However, when the 1999/2001 legislation passed, the state legislators anticipated approximately $15 million of tax credits to be generated annually, according to the bill sponsors. However, after the Land Trusts wooed land owners across the state with the lure of cash from the sale of tax credits and the good feeling conveyed by the land trusts of doing something for conservation, the state was obligated for more than $265M in tax credits.
At the onset (2003) of the impending controversy, now spanning a decade, J.D. Wright (land owner/CE donor of Olney Springs, CO), was told by a tax credit broker that his CE tax credits were unsellable. Wright then called State Representative Spradley, only to be informed, that all questions should be directed to Larry Kueter. When Wright inquired of Kueter to find out who in state government he could contact for resolution, Kueter reportedly replied, “No one. We designed it (the legislation) to avoid a bunch of bureaucrats looking over our shoulders.”
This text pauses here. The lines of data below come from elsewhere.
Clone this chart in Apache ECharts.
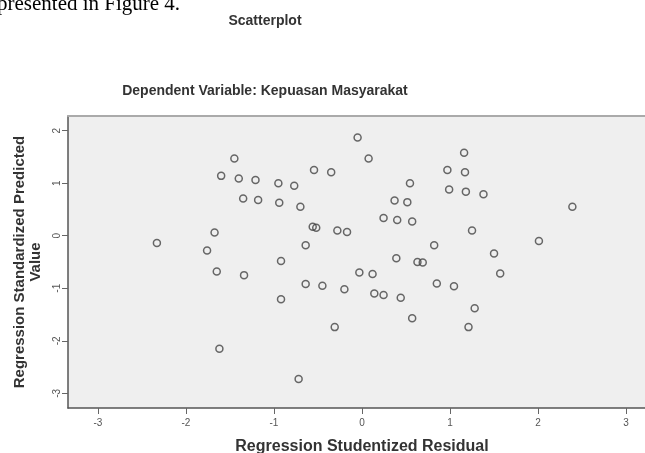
<!DOCTYPE html>
<html>
<head>
<meta charset="utf-8">
<script src="https://cdn.jsdelivr.net/npm/echarts@6/dist/echarts.min.js"></script>
<style>html,body{margin:0;padding:0;background:#fff;}#c{width:645px;height:453px;}</style>
</head>
<body>
<div id="c"></div>
<script>
var xValues = [-2.33,-1.76,-1.675,-1.65,-1.62,-1.60,-1.45,-1.40,-1.35,-1.34,-1.21,-1.18,-0.95,-0.94,-0.92,-0.92,-0.77,-0.72,-0.70,-0.64,-0.64,-0.56,-0.52,-0.545,-0.45,-0.35,-0.31,-0.28,-0.20,-0.17,-0.05,-0.03,0.075,0.12,0.14,0.245,0.245,0.37,0.39,0.40,0.44,0.515,0.545,0.57,0.57,0.63,0.69,0.82,0.85,0.97,0.99,1.045,1.16,1.17,1.18,1.21,1.25,1.28,1.38,1.50,1.57,2.01,2.39];
var yValues = [-0.14,-0.28,0.06,-0.68,-2.15,1.14,1.47,1.09,0.71,-0.75,1.06,0.68,1.00,0.63,-0.48,-1.21,0.95,-2.73,0.55,-0.18,-0.92,0.17,0.15,1.25,-0.95,1.21,-1.74,0.10,-1.02,0.07,1.87,-0.70,1.47,-0.73,-1.10,0.34,-1.13,0.67,-0.43,0.30,-1.18,0.64,1.00,0.27,-1.57,-0.50,-0.51,-0.18,-0.91,1.25,0.88,-0.96,1.58,1.21,0.84,-1.74,0.10,-1.38,0.79,-0.34,-0.72,-0.10,0.55];
var xTicks = [-3,-2,-1,0,1,2,3];
var yTicks = [-3,-2,-1,0,1,2];
var chartTitle = 'Scatterplot';
var chartSubtitle = 'Dependent Variable: Kepuasan Masyarakat';
var xName = 'Regression Studentized Residual';
var yName = 'Regression Standardized Predicted\nValue';
var topText = 'presented in Figure 4.';

var points = xValues.map(function(x, i){ return [x, yValues[i]]; });
var chart = echarts.init(document.getElementById('c'), null, {renderer:'canvas'});
var font = 'Liberation Sans, Arial, sans-serif';
chart.setOption({
  animation: false,
  backgroundColor: '#ffffff',
  graphic: [
    {type:'text', x:-3, y:-6, style:{text: topText, font:'21px "Liberation Serif", "Times New Roman", serif', fill:'#000'}},
    {type:'text', x:265, y:14, style:{text: chartTitle, font:'bold 14px ' + font, fill:'#333', textAlign:'center'}},
    {type:'text', x:265, y:84, style:{text: chartSubtitle, font:'bold 14px ' + font, fill:'#333', textAlign:'center'}}
  ],
  grid: {left:68, top:116, width:588, height:292, show:true, backgroundColor:'#efefef', borderWidth:0, outerBoundsMode:'none', containLabel:false},
  xAxis: [{
    type:'value', min:-3.34, max:3.34, position:'bottom',
    name: xName, nameLocation:'middle', nameGap:31,
    nameTextStyle:{fontFamily:font, fontWeight:'bold', fontSize:16, color:'#333'},
    axisLine:{show:true, onZero:false, lineStyle:{color:'#555', width:1.5}},
    axisTick:{show:true, length:6, customValues:xTicks, lineStyle:{color:'#666'}},
    axisLabel:{customValues:xTicks, fontSize:10, color:'#555', fontFamily:font, margin:10},
    splitLine:{show:false}
  },{
    type:'value', min:-3.34, max:3.34, position:'top',
    axisLine:{show:true, onZero:false, lineStyle:{color:'#aaa', width:2}},
    axisTick:{show:false}, axisLabel:{show:false}, splitLine:{show:false}
  }],
  yAxis: {
    type:'value', min:-3.28, max:2.28,
    name: yName, nameLocation:'middle', nameGap:24, nameRotate:90,
    nameTextStyle:{fontFamily:font, fontWeight:'bold', fontSize:15, color:'#333', lineHeight:16},
    axisLine:{show:true, onZero:false, lineStyle:{color:'#555', width:1.5}},
    axisTick:{show:true, length:6, customValues:yTicks, lineStyle:{color:'#666'}},
    axisLabel:{customValues:yTicks, fontSize:10, color:'#555', fontFamily:font, rotate:90, margin:6},
    splitLine:{show:false}
  },
  series: [{
    type:'scatter', data: points, symbol:'circle', symbolSize:7,
    itemStyle:{color:'rgba(0,0,0,0)', borderColor:'#444', borderWidth:1.5}
  }]
});
</script>
</body>
</html>
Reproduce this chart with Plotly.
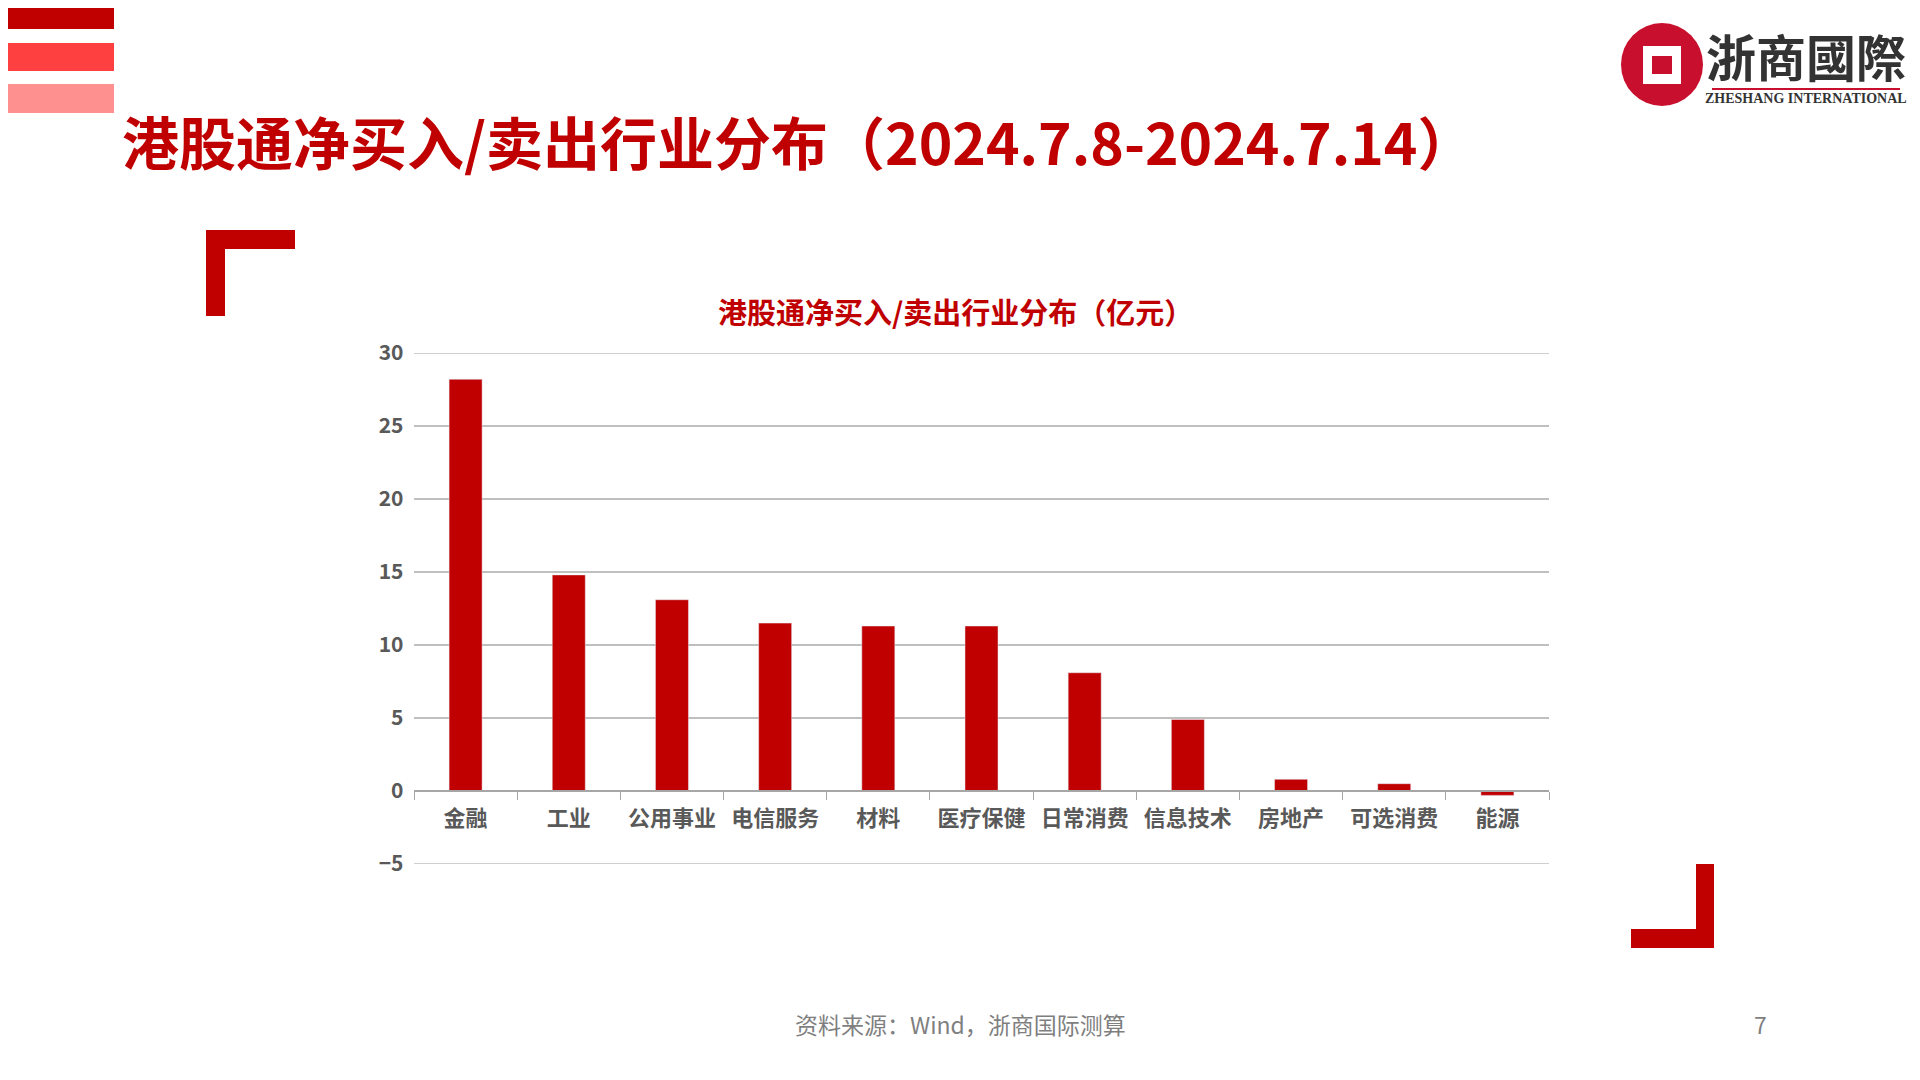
import plotly.graph_objects as go

categories = ['金融', '工业', '公用事业', '电信服务', '材料', '医疗保健', '日常消费', '信息技术', '房地产', '可选消费', '能源']
values = [28.2, 14.8, 13.1, 11.5, 11.3, 11.3, 8.1, 4.9, 0.8, 0.5, -0.3]

# the page body has an 8px margin, so everything is placed 8px up/left
OFF = 8
W, H = 1920 - OFF, 1080 - OFF
L, R, T, B = 414 - OFF, 371, 353 - OFF, 216
FONT = 'Noto Sans CJK SC'
RED = '#C00000'


def px(x):
    return (x - OFF - L) / (W - L - R)


def py(y):
    return (H - B - (y - OFF)) / (H - T - B)


def rect(x0, y0, x1, y1, color):
    return dict(type='rect', xref='paper', yref='paper', x0=px(max(x0, OFF)), x1=px(x1),
                y0=py(y1), y1=py(max(y0, OFF)), fillcolor=color, line_width=0, layer='above')


fig = go.Figure()
fig.add_trace(go.Bar(x=categories, y=values, marker_color=RED, width=0.32))

shapes = [
    # top-left stripes
    rect(0, 0, 114, 29, '#C00000'),
    rect(0, 43, 114, 71, '#FF4040'),
    rect(0, 84, 114, 113, '#FF9090'),
    # corner brackets
    rect(206, 230, 225, 316, RED),
    rect(206, 230, 295, 249, RED),
    rect(1696, 864, 1714, 948, RED),
    rect(1631, 929, 1714, 948, RED),
    # logo
    dict(type='circle', xref='paper', yref='paper', x0=px(1621), x1=px(1703),
         y0=py(106), y1=py(23), fillcolor='#C8102E', line_width=0),
    dict(type='rect', xref='paper', yref='paper', x0=px(1643), x1=px(1681),
         y0=py(84), y1=py(46), fillcolor='white', line_width=0),
    dict(type='rect', xref='paper', yref='paper', x0=px(1652), x1=px(1672),
         y0=py(74), y1=py(56), fillcolor='#C8102E', line_width=0),
    dict(type='line', xref='paper', yref='paper', x0=px(1712), x1=px(1900),
         y0=py(89), y1=py(89), line=dict(color='#C8102E', width=2)),
]
# gridlines at the ends of the range, which plotly leaves out
for yv in (30, -5):
    shapes.append(dict(type='line', xref='paper', yref='y', x0=0, x1=1, y0=yv, y1=yv,
                       line=dict(color='#BFBFBF', width=1.5), layer='below'))

annotations = [
    dict(text='<b>港股通净买入/卖出行业分布（2024.7.8-2024.7.14）</b>', x=px(120), y=py(140),
         xanchor='left', yanchor='middle', font=dict(family=FONT, size=57, color=RED)),
    dict(text='<b>港股通净买入/卖出行业分布（亿元）</b>', x=px(955), y=py(311),
         xanchor='center', yanchor='middle', font=dict(family=FONT, size=29, color=RED)),
    dict(text='资料来源：Wind，浙商国际测算', x=px(960), y=py(1024),
         xanchor='center', yanchor='middle', font=dict(family=FONT, size=23, color='#7F7F7F')),
    dict(text='7', x=px(1760), y=py(1024), xanchor='center', yanchor='middle',
         font=dict(family=FONT, size=23, color='#7F7F7F')),
    dict(text='<b>浙商國際</b>', x=px(1806), y=py(55), xanchor='center', yanchor='middle',
         font=dict(family='Noto Sans CJK TC', size=50, color='#333333')),
    dict(text='<b>ZHESHANG INTERNATIONAL</b>', x=px(1806), y=py(99), xanchor='center', yanchor='middle',
         font=dict(family='Liberation Serif', size=14, color='#333333')),
]
for a in annotations:
    a.update(xref='paper', yref='paper', showarrow=False)

fig.update_layout(
    width=W, height=H, margin=dict(l=L, r=R, t=T, b=B),
    paper_bgcolor='white', plot_bgcolor='white',
    shapes=shapes, annotations=annotations, showlegend=False, bargap=0.6,
    font=dict(family=FONT),
)
fig.update_xaxes(anchor='free', position=5 / 35, showline=True, linecolor='#A6A6A6', linewidth=1.5,
                 ticks='outside', tickson='boundaries', ticklen=8, tickcolor='#A6A6A6',
                 ticklabelstandoff=8,
                 tickfont=dict(family=FONT, size=22, color='#595959', weight='bold'), showgrid=False)
fig.update_yaxes(range=[-5, 30], dtick=5, showgrid=True, gridcolor='#BFBFBF', gridwidth=1.5,
                 zeroline=False, ticksuffix='  ', tickformat='d',
                 tickfont=dict(family=FONT, size=21, color='#595959', weight='bold'))
fig.write_html('out.html')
According to an appraiser who attended a public meeting in Golden, Colorado, Larry Kueter (the influential lawyer and alleged chief architect who developed the Colorado conservation program) told the attendees, “the program was never designed for the ‘hicks’ who farmed and ranched to the south, it was designed to benefit rich Coloradans like ‘John Elway’ who didn’t have enough deductions to give them tax breaks.”
Something had to be done to get these “hick” farmers and ranchers shut out of the CE program! So the reportedly devious broker buddies devised a plan: SCREAM FRAUD and ATTACK APPRAISERS! Thus, in 2004, anonymous calls were made to the Denver Post claiming fraudulent appraisals of conservation easement properties. Newspaper articles suddenly stirred upper echelons of the state agencies (Erin Toll, Director of Real Estate and Roxanne Huber, Director of Revenue). The ruse worked!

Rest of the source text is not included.